Vind je dat een vrouw als ze een kind krijgt een excuus heeft geen kunst meer te maken?
Brouckaert: Zeker en vast niet. Als je kinderen krijgt blijf je wie je bent en dan is kunstenaar zijn toch niet iets dat ineens kan wegvallen?
Een kind krijgen is toch het mooiste kunstwerk dat je kan maken als vrouw?
Brouckaert: En als man toch ook?
Je bent beeldhouwkunst gaan studeren toen je achttien was, vanwaar die keuze?
Brouckaert: Op de Middelbare school in Gent had ik een kunstleraar die me enorm inspireerde en beeldhouwkunst gaan studeren was gewoon een logisch vervolg. Als tiener beeldhouwde en boetseerde ik thuis altijd, ik heb me zelfs nooit de vraag gesteld wat ik anders zou doen. Als kind had ik altijd het romantische beeld van de kunstenares Camille Claudel, alias Isabelle Adjani, voor ogen.
Daarna ben je naar het HISK getrokken, tot welke inzichten ben je daar gekomen?
Daarna ben je naar het HISK getrokken, tot welke inzichten ben je daar gekomen?
Brouckaert: Op de academie werkte ik abstract; mijn werk was toen erg beïnvloed door Brancusi. In ons beeldhouwatelier op Sint Lukas Brussel gold er toen een soort ban op figuratief werk. Op het HISK ben ik dan plots heel figuratief beginnen werken, levensgrote witte gipsen beelden die wel vervormd waren en er surreëel en bevreemdend uitzagen.
Hadden jullie op het HISK totale vrijheid?
Brouckaert: Ja, in principe wel. Het eerste jaar, in ‘96, hadden we er een vijftal docenten, de ene kwam elke week, de andere één keer per jaar. Er waren ook regelmatig gastdocenten die in ons atelier een uur kwamen praten met ons.
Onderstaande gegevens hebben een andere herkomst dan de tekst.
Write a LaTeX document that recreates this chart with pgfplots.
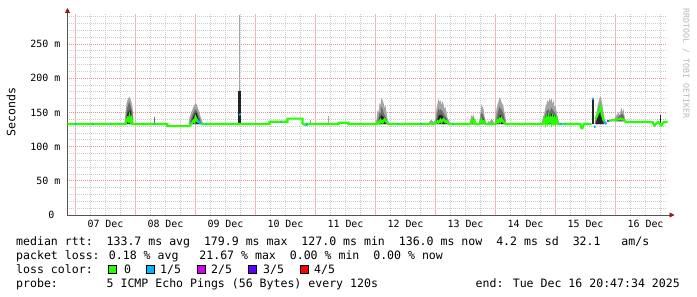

In ‘99 waren er enorm veel gastdocenten en dat was een belangrijke leerschool voor me. Gedurende mijn vierjarige opleiding op Sint Lukas had ik enkel de stem van twee docenten gehoord. Ineens kreeg ik ontzettend veel verschillende meningen te horen op een week tijd. Dat was heel verwarrend maar het maakte me ook sterk. Er was natuurlijk ook interactie tussen de kunstenaars en dat was heel belangrijk op het HISK.
Daarna ben je naar Amerika getrokken…
Brouckaert: Ik deed in 2002 een werkverblijf in het Vermont Studio Center, in het Noorden van de VS. Vanaf toen ben ik blijven teruggaan voor werkverblijven in Virginia, Chicago en New York. Ik heb zelfs nog een master-opleiding gevolgd aan een universiteit in California, UC, Davis. Ik had het nodig weg van Vlaanderen te zijn en het inspireerde me om in een internationale omgeving te vertoeven.
Heeft Amerika ook je beeldhouwkunst beïnvloed?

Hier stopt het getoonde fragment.